Wednesday, July 21, 2010

#82: Letter From An Unknown Woman

Letter From An Unknown Woman (Ophuls, 1948)

I'm falling behind on these writeups. Maybe I'll stop trying to write long ones and just give a blurb unless it's one of my absolute favorites and I want to write a lot about it. (I don't think many people are reading these things anyway.)

Letter From An Unknown Woman has a pretty cliche romantic plot. A man gets a letter from a woman he doesn't know. The letter says that she will probably be dead soon, and she wants him to know that she's been in love with him her entire life. She met him when she was a teenager and he was a famous piano prodigy. She worked as a maid in the building he was living in, and her room was next to his. She fell in love with him listening to him play the piano. At this point she fixates on him. She defines herself according to who she thinks he wants her to be, and refuses to be courted by any other man.

At the beginning I referred to the plot as 'Romantic', but it's really anti-romantic. All the time he spends with her, he's really just skirt chasing. She's so fixated on him that she spends her entire life pining for her image of him. The movie takes a lot of romantic cliches and shows them lead to nowhere except a lot of opportunities -- not missed -- just not pursued.

The beauty of the movie is in the ambiance of the scenes and the cinematography. It's directed so beautifully that you're pulled into and entranced by a story which in and of itself is very cliche. Every scene is memorable, and every image is purposeful.

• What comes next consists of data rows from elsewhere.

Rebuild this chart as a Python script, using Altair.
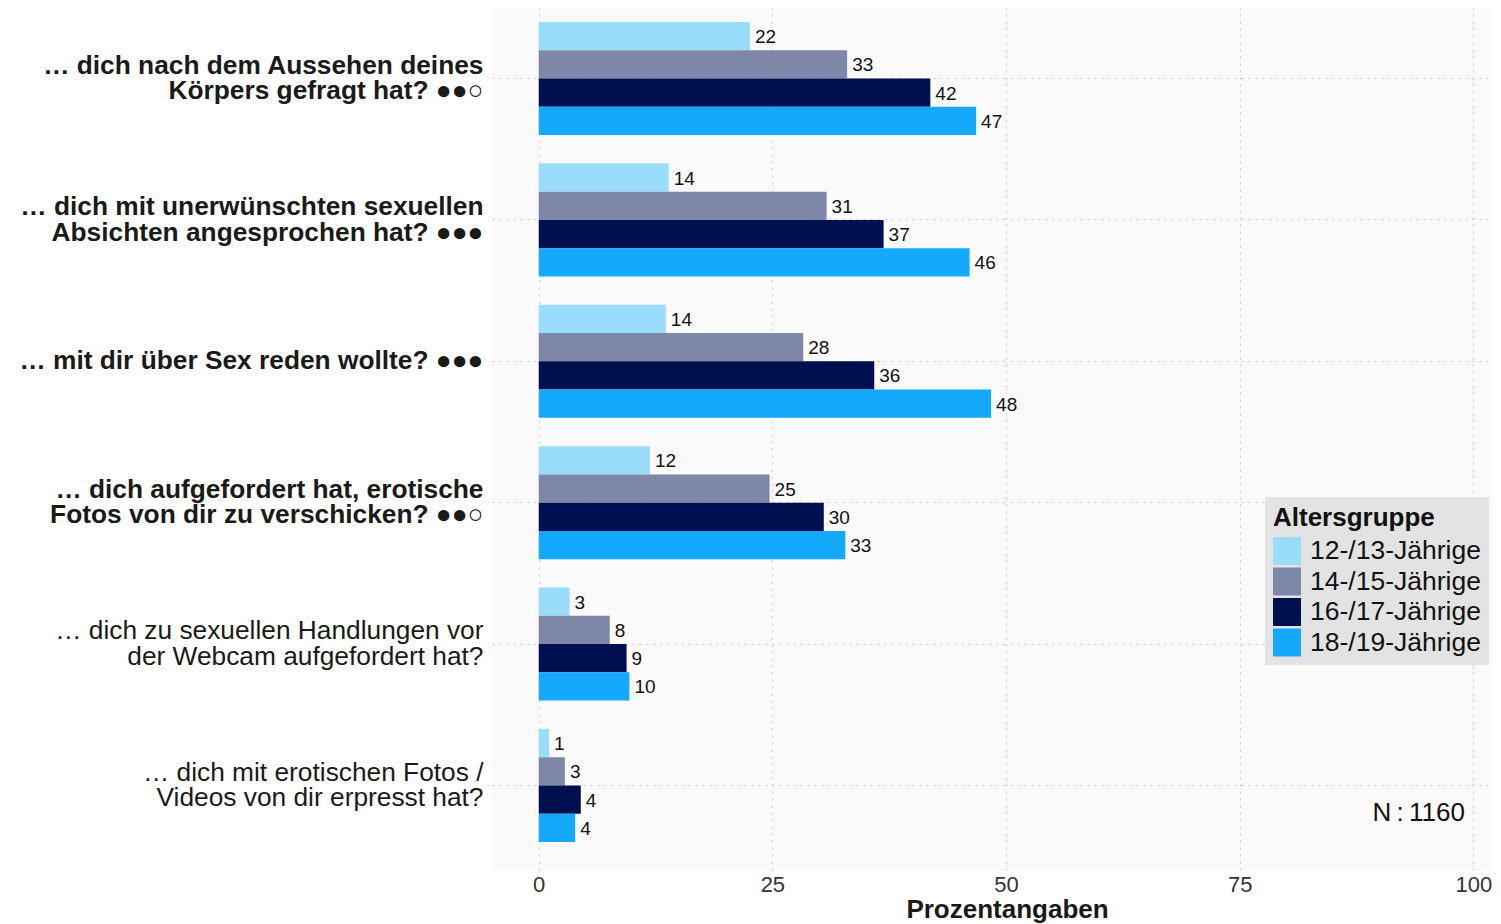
import altair as alt
import pandas as pd

categories = [
    "… dich nach dem Aussehen deines|Körpers gefragt hat? ●●○",
    "… dich mit unerwünschten sexuellen|Absichten angesprochen hat? ●●●",
    "… mit dir über Sex reden wollte? ●●●",
    "… dich aufgefordert hat, erotische|Fotos von dir zu verschicken? ●●○",
    "… dich zu sexuellen Handlungen  vor|der Webcam aufgefordert hat?",
    "… dich mit erotischen Fotos /|Videos von dir erpresst hat?",
]
groups = ["12-/13-Jährige", "14-/15-Jährige", "16-/17-Jährige", "18-/19-Jährige"]
colors = ["#9ADCFB", "#7F87A8", "#000F50", "#14A9FA"]

# bar lengths (percent)
vals_12_13 = [22.6, 13.9, 13.6, 11.9, 3.3, 1.1]
vals_14_15 = [33.0, 30.8, 28.3, 24.7, 7.6, 2.8]
vals_16_17 = [41.9, 36.9, 35.9, 30.5, 9.4, 4.5]
vals_18_19 = [46.8, 46.1, 48.4, 32.8, 9.7, 3.9]
# printed labels
lab_12_13 = [22, 14, 14, 12, 3, 1]
lab_14_15 = [33, 31, 28, 25, 8, 3]
lab_16_17 = [42, 37, 36, 30, 9, 4]
lab_18_19 = [47, 46, 48, 33, 10, 4]

note_text = "N\u2009:\u20091160"
note_x = 99.1

rows = []
for g, vs, ls in zip(groups,
                     [vals_12_13, vals_14_15, vals_16_17, vals_18_19],
                     [lab_12_13, lab_14_15, lab_16_17, lab_18_19]):
    for c, v, l in zip(categories, vs, ls):
        rows.append({"cat": c, "group": g, "value": v, "label": str(l)})
df = pd.DataFrame(rows)

FONT = "Liberation Sans"
GRID = "#c6c6c6"
DASH = [2, 5]

xscale = alt.Scale(domain=[-5, 102], nice=False, zero=False)

base = alt.Chart(df).encode(
    y=alt.Y(
        "cat:N",
        sort=categories,
        scale=alt.Scale(paddingInner=0.2, paddingOuter=0.1485, align=0.333),
        axis=alt.Axis(
            title=None,
            labelExpr="split(datum.label, '|')",
            labelFontSize=26.3,
            labelLineHeight=25.5,
            labelFont=FONT,
            labelColor="#1a1a1a",
            labelPadding=9,
            labelLimit=0,
            labelBaseline="middle",
            labelOffset={
                "condition": {"test": "indexof(datum.value, '|') >= 0", "value": -12.7},
                "value": 0,
            },
            ticks=False,
            domain=False,
            grid=True,
            gridColor=GRID,
            gridDash=DASH,
            labelFontWeight={
                "condition": {"test": "indexof(datum.value, '●') >= 0", "value": "bold"},
                "value": "normal",
            },
        ),
    ),
    yOffset=alt.YOffset("group:N", sort=groups),
    x=alt.X(
        "value:Q",
        scale=xscale,
        axis=alt.Axis(
            values=[0, 25, 50, 75, 100],
            title="Prozentangaben",
            titleFontSize=26,
            titleFontWeight="bold",
            titleFont=FONT,
            titleColor="#1a1a1a",
            titlePadding=1,
            titleX=515,
            titleAlign="center",
            labelFontSize=22,
            labelFont=FONT,
            labelColor="#333333",
            labelPadding=4,
            labelFlush=False,
            ticks=False,
            domain=False,
            grid=True,
            gridColor=GRID,
            gridDash=DASH,
        ),
    ),
)

bars = base.mark_bar().encode(
    color=alt.Color(
        "group:N",
        sort=groups,
        scale=alt.Scale(domain=groups, range=colors),
        legend=alt.Legend(
            orient="none",
            legendX=773,
            legendY=489,
            fillColor="#e3e3e3",
            padding=8,
            title="Altersgruppe",
            titleFontSize=26,
            titleFontWeight="bold",
            titleFont=FONT,
            titleColor="#111111",
            titlePadding=6,
            labelFontSize=26.5,
            labelFont=FONT,
            labelColor="#111111",
            labelOffset=9,
            labelLimit=0,
            symbolType="square",
            symbolSize=784,
            symbolStrokeWidth=0,
            symbolOpacity=1,
            rowPadding=2.5,
        ),
    )
)

labels = base.mark_text(
    align="left", baseline="middle", dx=5, dy=1, fontSize=19, font=FONT, color="#111111"
).encode(text="label:N")

note_df = pd.DataFrame({"value": [note_x], "t": [note_text]})
note = alt.Chart(note_df).mark_text(
    align="right", baseline="middle", fontSize=26, font=FONT, color="#111111"
).encode(
    x=alt.X("value:Q", scale=xscale),
    y=alt.value(805),
    text="t:N",
)

chart = (
    alt.layer(bars, labels, note)
    .properties(
        width=1000,
        height=862,
        padding={"left": 484, "top": 0, "right": 0, "bottom": 54},
        autosize=alt.AutoSizeParams(type="none"),
        background="white",
    )
    .configure_view(fill="#fafafa", strokeWidth=0)
)

chart.save("out.html", embed_options={"renderer": "svg", "actions": False})
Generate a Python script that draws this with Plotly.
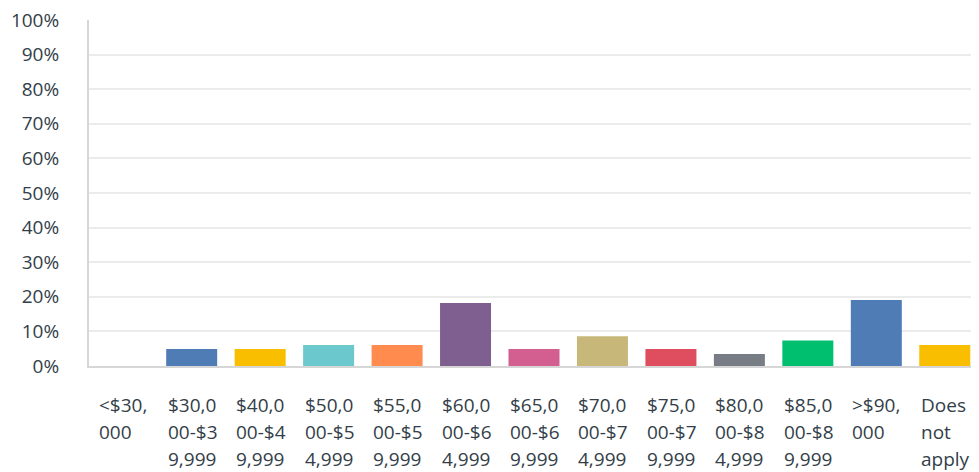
import plotly.graph_objects as go

categories = ["<$30,000", "$30,000-$39,999", "$40,000-$49,999", "$50,000-$54,999",
              "$55,000-$59,999", "$60,000-$64,999", "$65,000-$69,999", "$70,000-$74,999",
              "$75,000-$79,999", "$80,000-$84,999", "$85,000-$89,999", ">$90,000",
              "Does not apply"]
label_lines = [
    ["<$30,", "000"],
    ["$30,0", "00-$3", "9,999"],
    ["$40,0", "00-$4", "9,999"],
    ["$50,0", "00-$5", "4,999"],
    ["$55,0", "00-$5", "9,999"],
    ["$60,0", "00-$6", "4,999"],
    ["$65,0", "00-$6", "9,999"],
    ["$70,0", "00-$7", "4,999"],
    ["$75,0", "00-$7", "9,999"],
    ["$80,0", "00-$8", "4,999"],
    ["$85,0", "00-$8", "9,999"],
    [">$90,", "000"],
    ["Does", "not", "apply"],
]
values = [0, 4.9, 4.9, 6.1, 6.1, 18.2, 4.9, 8.6, 4.9, 3.5, 7.4, 19.1, 6.1]
colors = ["#507cb6", "#507cb6", "#f9be00", "#6bc8cd", "#ff8b4f", "#7f5f90", "#d25f90",
          "#c7b879", "#de4e5f", "#787d85", "#00bf6f", "#507cb6", "#f9be00"]

FONT = "Open Sans"
TXT = "#333e48"

fig = go.Figure(go.Bar(x=categories, y=values, marker_color=colors,
                       marker_line_width=0, hoverinfo="skip"))

for cat, lines in zip(categories, label_lines):
    for i, line in enumerate(lines):
        fig.add_annotation(x=cat, y=0, xref="x", yref="paper", text=line,
                           showarrow=False, xanchor="left", yanchor="middle",
                           xshift=-26, yshift=-(39 + i * 27),
                           font=dict(family=FONT, size=19, color=TXT))

# page body has an 8px margin; size the figure so the plot fills the 979x472 window
fig.update_layout(
    width=971, height=464,
    margin=dict(l=81, r=0, t=12, b=106),
    paper_bgcolor="white", plot_bgcolor="white",
    bargap=0.255, showlegend=False,
    xaxis=dict(showticklabels=False, showline=True, linecolor="#d6d6d6", linewidth=2,
               ticks="", showgrid=False, fixedrange=True),
    yaxis=dict(range=[0, 100], dtick=10, ticksuffix="%", showline=True,
               linecolor="#d6d6d6", linewidth=2, gridcolor="#ebebeb", gridwidth=2,
               zeroline=False, ticklabelstandoff=24, ticklabeloverflow="allow",
               tickfont=dict(family=FONT, size=19, color=TXT)),
)

fig.write_html("out.html")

Letter From An Unknown Woman is not in print in the US. I'd like to thank the country of Korea for printing a lot of NTSC-ALL region coded DVDs for english speaking movies that aren't in print in the US. You can turn off the Korean subtitles, and get them a lot cheaper than their US counterparts. I also got Voyage and Italy on a Korean DVD, as well as about ten Chaplin movies.

Rating: **** 1/2 / 5

64/101

New movies:

Toy Story 3: 9/10

The adventure component of the film is oriented at kids, but the emotional themes are oriented at the people who were kids when the first movie came out. The movie is character-driven and genuinely funny, and hits home with the themes of the dread of being thrown out when you're not needed anymore. It's possibly the best kids' film I've seen since Lion King.

Inception: 7/10

Great visuals, great multi-linear storytelling, good enough acting, average script. An enjoyable movie, but has some plausibility issues at points, and spends too much time explaining the physics of the dream states. The movie would have been paced better and made a little more sense if they just told us minimally what we needed to know to understand the plot and threw us more quickly into the main dream.

Wild Grass: 3/10

There's some beautiful images in the film. But, the plot is paced awkwardly and the characters motivations are not interesting, nor do they make any sense. I haven't seen Resnais' earlier famous work, but I probably should just to repair my opinion of him.

On the plus side, it gives hope to stalkers everywhere. "Never give up! She will someday return your affections!"